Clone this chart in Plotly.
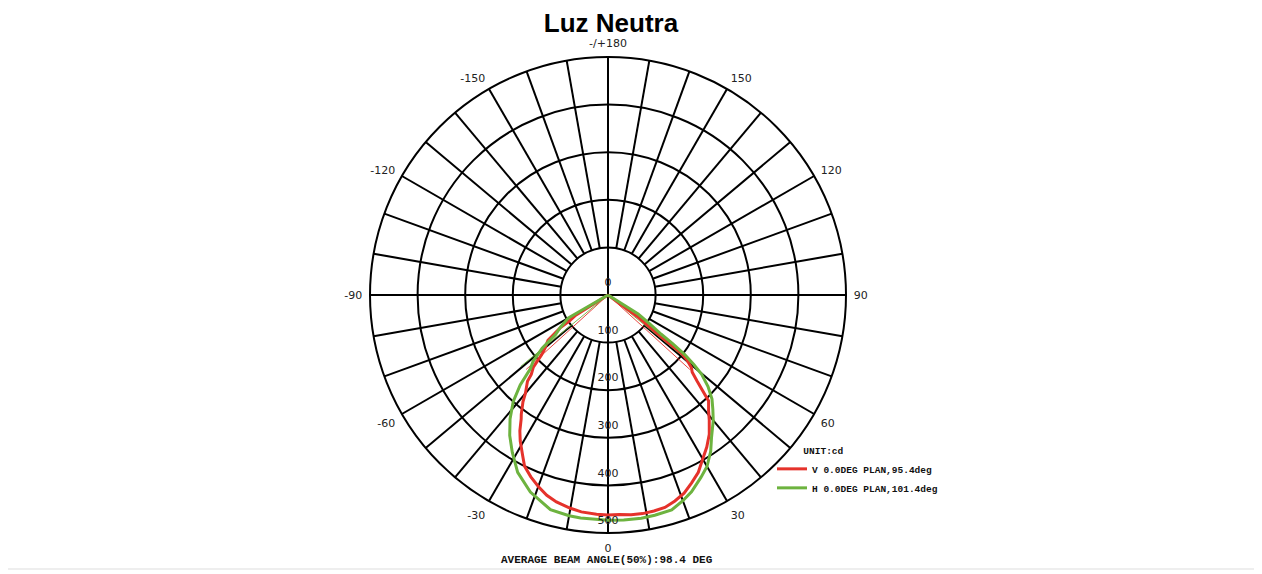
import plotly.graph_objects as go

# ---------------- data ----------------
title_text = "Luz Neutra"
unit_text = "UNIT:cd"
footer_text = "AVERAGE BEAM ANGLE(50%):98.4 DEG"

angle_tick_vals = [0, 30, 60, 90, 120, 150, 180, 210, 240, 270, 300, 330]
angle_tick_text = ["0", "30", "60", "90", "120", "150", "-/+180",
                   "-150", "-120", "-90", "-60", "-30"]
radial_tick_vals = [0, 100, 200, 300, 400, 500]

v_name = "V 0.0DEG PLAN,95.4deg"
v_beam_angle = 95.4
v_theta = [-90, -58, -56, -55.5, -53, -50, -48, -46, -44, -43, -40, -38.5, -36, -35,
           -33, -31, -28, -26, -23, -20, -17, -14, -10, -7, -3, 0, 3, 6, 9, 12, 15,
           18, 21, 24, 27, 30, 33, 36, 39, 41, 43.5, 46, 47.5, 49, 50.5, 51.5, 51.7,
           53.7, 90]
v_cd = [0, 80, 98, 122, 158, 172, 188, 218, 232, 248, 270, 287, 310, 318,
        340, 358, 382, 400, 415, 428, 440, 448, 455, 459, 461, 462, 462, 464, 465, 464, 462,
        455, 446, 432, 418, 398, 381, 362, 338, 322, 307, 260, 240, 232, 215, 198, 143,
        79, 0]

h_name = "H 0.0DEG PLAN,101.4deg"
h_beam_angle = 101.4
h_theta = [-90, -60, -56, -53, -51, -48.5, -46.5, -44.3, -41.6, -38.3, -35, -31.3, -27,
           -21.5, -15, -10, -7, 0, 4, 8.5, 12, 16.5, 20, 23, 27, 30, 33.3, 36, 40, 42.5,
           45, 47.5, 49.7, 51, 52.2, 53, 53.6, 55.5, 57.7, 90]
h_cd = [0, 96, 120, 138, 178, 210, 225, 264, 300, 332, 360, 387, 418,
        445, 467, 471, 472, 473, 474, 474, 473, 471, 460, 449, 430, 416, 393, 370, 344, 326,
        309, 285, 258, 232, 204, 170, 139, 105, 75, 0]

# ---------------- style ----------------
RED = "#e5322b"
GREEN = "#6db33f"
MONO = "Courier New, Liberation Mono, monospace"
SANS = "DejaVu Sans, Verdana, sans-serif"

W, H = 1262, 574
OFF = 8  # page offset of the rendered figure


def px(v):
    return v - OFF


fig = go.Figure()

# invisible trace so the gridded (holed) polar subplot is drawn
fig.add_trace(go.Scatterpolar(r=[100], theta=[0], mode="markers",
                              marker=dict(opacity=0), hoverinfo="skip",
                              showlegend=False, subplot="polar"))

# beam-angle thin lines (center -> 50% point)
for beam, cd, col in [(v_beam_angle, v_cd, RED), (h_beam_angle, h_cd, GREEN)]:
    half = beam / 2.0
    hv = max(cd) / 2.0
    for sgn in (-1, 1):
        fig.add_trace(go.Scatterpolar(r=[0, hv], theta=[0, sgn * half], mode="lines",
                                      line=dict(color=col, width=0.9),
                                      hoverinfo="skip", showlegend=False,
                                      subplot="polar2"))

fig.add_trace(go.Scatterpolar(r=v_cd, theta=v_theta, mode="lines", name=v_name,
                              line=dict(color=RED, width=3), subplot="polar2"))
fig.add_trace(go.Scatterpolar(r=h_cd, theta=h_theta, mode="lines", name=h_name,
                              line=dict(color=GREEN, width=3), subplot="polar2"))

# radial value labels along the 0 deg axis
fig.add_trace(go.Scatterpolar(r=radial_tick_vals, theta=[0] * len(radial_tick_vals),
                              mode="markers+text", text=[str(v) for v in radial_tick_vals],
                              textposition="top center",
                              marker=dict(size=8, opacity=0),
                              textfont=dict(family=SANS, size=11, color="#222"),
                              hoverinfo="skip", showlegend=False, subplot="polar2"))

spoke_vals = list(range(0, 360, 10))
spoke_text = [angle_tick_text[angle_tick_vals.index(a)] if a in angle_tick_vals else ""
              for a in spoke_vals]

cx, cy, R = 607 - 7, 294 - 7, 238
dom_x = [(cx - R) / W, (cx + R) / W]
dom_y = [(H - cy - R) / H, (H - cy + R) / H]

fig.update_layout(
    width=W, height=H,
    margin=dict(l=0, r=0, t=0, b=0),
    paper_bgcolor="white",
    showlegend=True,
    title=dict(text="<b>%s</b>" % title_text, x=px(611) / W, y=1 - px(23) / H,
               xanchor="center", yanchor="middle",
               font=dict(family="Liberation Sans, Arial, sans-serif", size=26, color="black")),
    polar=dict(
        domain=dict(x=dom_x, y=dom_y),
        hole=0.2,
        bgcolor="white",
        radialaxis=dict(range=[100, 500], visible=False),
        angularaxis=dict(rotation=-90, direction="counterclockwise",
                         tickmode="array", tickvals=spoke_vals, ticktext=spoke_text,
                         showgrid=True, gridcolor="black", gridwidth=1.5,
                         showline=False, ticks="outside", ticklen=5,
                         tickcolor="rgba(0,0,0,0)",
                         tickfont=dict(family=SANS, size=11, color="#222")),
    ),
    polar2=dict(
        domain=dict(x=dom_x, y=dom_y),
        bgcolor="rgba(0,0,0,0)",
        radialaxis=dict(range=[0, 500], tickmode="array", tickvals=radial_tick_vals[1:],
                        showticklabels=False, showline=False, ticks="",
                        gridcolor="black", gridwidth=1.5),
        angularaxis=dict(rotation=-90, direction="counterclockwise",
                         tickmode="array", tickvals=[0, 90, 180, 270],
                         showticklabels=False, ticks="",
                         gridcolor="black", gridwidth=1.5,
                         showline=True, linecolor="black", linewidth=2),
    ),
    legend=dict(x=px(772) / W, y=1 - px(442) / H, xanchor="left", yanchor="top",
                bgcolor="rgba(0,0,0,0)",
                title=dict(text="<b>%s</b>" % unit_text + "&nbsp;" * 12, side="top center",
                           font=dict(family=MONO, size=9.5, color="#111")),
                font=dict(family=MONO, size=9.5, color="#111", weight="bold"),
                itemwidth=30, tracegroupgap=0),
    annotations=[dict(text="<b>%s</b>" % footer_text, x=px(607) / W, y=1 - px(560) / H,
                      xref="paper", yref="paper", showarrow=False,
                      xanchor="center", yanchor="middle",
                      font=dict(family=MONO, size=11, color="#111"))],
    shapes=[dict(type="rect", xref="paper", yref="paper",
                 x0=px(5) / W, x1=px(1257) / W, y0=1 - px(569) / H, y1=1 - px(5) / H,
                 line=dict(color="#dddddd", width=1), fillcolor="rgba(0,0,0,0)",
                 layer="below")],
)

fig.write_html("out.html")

__________

» INSTRUCTIONS FOR THE TASK: Write out the whole listing again, exactly, with no pictures.

» WRITTEN SOLUTION:
Clone this chart in Plotly.
import plotly.graph_objects as go

# ---------------- data ----------------
title_text = "Luz Neutra"
unit_text = "UNIT:cd"
footer_text = "AVERAGE BEAM ANGLE(50%):98.4 DEG"

angle_tick_vals = [0, 30, 60, 90, 120, 150, 180, 210, 240, 270, 300, 330]
angle_tick_text = ["0", "30", "60", "90", "120", "150", "-/+180",
                   "-150", "-120", "-90", "-60", "-30"]
radial_tick_vals = [0, 100, 200, 300, 400, 500]

v_name = "V 0.0DEG PLAN,95.4deg"
v_beam_angle = 95.4
v_theta = [-90, -58, -56, -55.5, -53, -50, -48, -46, -44, -43, -40, -38.5, -36, -35,
           -33, -31, -28, -26, -23, -20, -17, -14, -10, -7, -3, 0, 3, 6, 9, 12, 15,
           18, 21, 24, 27, 30, 33, 36, 39, 41, 43.5, 46, 47.5, 49, 50.5, 51.5, 51.7,
           53.7, 90]
v_cd = [0, 80, 98, 122, 158, 172, 188, 218, 232, 248, 270, 287, 310, 318,
        340, 358, 382, 400, 415, 428, 440, 448, 455, 459, 461, 462, 462, 464, 465, 464, 462,
        455, 446, 432, 418, 398, 381, 362, 338, 322, 307, 260, 240, 232, 215, 198, 143,
        79, 0]

h_name = "H 0.0DEG PLAN,101.4deg"
h_beam_angle = 101.4
h_theta = [-90, -60, -56, -53, -51, -48.5, -46.5, -44.3, -41.6, -38.3, -35, -31.3, -27,
           -21.5, -15, -10, -7, 0, 4, 8.5, 12, 16.5, 20, 23, 27, 30, 33.3, 36, 40, 42.5,
           45, 47.5, 49.7, 51, 52.2, 53, 53.6, 55.5, 57.7, 90]
h_cd = [0, 96, 120, 138, 178, 210, 225, 264, 300, 332, 360, 387, 418,
        445, 467, 471, 472, 473, 474, 474, 473, 471, 460, 449, 430, 416, 393, 370, 344, 326,
        309, 285, 258, 232, 204, 170, 139, 105, 75, 0]

# ---------------- style ----------------
RED = "#e5322b"
GREEN = "#6db33f"
MONO = "Courier New, Liberation Mono, monospace"
SANS = "DejaVu Sans, Verdana, sans-serif"

W, H = 1262, 574
OFF = 8  # page offset of the rendered figure


def px(v):
    return v - OFF


fig = go.Figure()

# invisible trace so the gridded (holed) polar subplot is drawn
fig.add_trace(go.Scatterpolar(r=[100], theta=[0], mode="markers",
                              marker=dict(opacity=0), hoverinfo="skip",
                              showlegend=False, subplot="polar"))

# beam-angle thin lines (center -> 50% point)
for beam, cd, col in [(v_beam_angle, v_cd, RED), (h_beam_angle, h_cd, GREEN)]:
    half = beam / 2.0
    hv = max(cd) / 2.0
    for sgn in (-1, 1):
        fig.add_trace(go.Scatterpolar(r=[0, hv], theta=[0, sgn * half], mode="lines",
                                      line=dict(color=col, width=0.9),
                                      hoverinfo="skip", showlegend=False,
                                      subplot="polar2"))

fig.add_trace(go.Scatterpolar(r=v_cd, theta=v_theta, mode="lines", name=v_name,
                              line=dict(color=RED, width=3), subplot="polar2"))
fig.add_trace(go.Scatterpolar(r=h_cd, theta=h_theta, mode="lines", name=h_name,
                              line=dict(color=GREEN, width=3), subplot="polar2"))

# radial value labels along the 0 deg axis
fig.add_trace(go.Scatterpolar(r=radial_tick_vals, theta=[0] * len(radial_tick_vals),
                              mode="markers+text", text=[str(v) for v in radial_tick_vals],
                              textposition="top center",
                              marker=dict(size=8, opacity=0),
                              textfont=dict(family=SANS, size=11, color="#222"),
                              hoverinfo="skip", showlegend=False, subplot="polar2"))

spoke_vals = list(range(0, 360, 10))
spoke_text = [angle_tick_text[angle_tick_vals.index(a)] if a in angle_tick_vals else ""
              for a in spoke_vals]

cx, cy, R = 607 - 7, 294 - 7, 238
dom_x = [(cx - R) / W, (cx + R) / W]
dom_y = [(H - cy - R) / H, (H - cy + R) / H]

fig.update_layout(
    width=W, height=H,
    margin=dict(l=0, r=0, t=0, b=0),
    paper_bgcolor="white",
    showlegend=True,
    title=dict(text="<b>%s</b>" % title_text, x=px(611) / W, y=1 - px(23) / H,
               xanchor="center", yanchor="middle",
               font=dict(family="Liberation Sans, Arial, sans-serif", size=26, color="black")),
    polar=dict(
        domain=dict(x=dom_x, y=dom_y),
        hole=0.2,
        bgcolor="white",
        radialaxis=dict(range=[100, 500], visible=False),
        angularaxis=dict(rotation=-90, direction="counterclockwise",
                         tickmode="array", tickvals=spoke_vals, ticktext=spoke_text,
                         showgrid=True, gridcolor="black", gridwidth=1.5,
                         showline=False, ticks="outside", ticklen=5,
                         tickcolor="rgba(0,0,0,0)",
                         tickfont=dict(family=SANS, size=11, color="#222")),
    ),
    polar2=dict(
        domain=dict(x=dom_x, y=dom_y),
        bgcolor="rgba(0,0,0,0)",
        radialaxis=dict(range=[0, 500], tickmode="array", tickvals=radial_tick_vals[1:],
                        showticklabels=False, showline=False, ticks="",
                        gridcolor="black", gridwidth=1.5),
        angularaxis=dict(rotation=-90, direction="counterclockwise",
                         tickmode="array", tickvals=[0, 90, 180, 270],
                         showticklabels=False, ticks="",
                         gridcolor="black", gridwidth=1.5,
                         showline=True, linecolor="black", linewidth=2),
    ),
    legend=dict(x=px(772) / W, y=1 - px(442) / H, xanchor="left", yanchor="top",
                bgcolor="rgba(0,0,0,0)",
                title=dict(text="<b>%s</b>" % unit_text + "&nbsp;" * 12, side="top center",
                           font=dict(family=MONO, size=9.5, color="#111")),
                font=dict(family=MONO, size=9.5, color="#111", weight="bold"),
                itemwidth=30, tracegroupgap=0),
    annotations=[dict(text="<b>%s</b>" % footer_text, x=px(607) / W, y=1 - px(560) / H,
                      xref="paper", yref="paper", showarrow=False,
                      xanchor="center", yanchor="middle",
                      font=dict(family=MONO, size=11, color="#111"))],
    shapes=[dict(type="rect", xref="paper", yref="paper",
                 x0=px(5) / W, x1=px(1257) / W, y0=1 - px(569) / H, y1=1 - px(5) / H,
                 line=dict(color="#dddddd", width=1), fillcolor="rgba(0,0,0,0)",
                 layer="below")],
)

fig.write_html("out.html")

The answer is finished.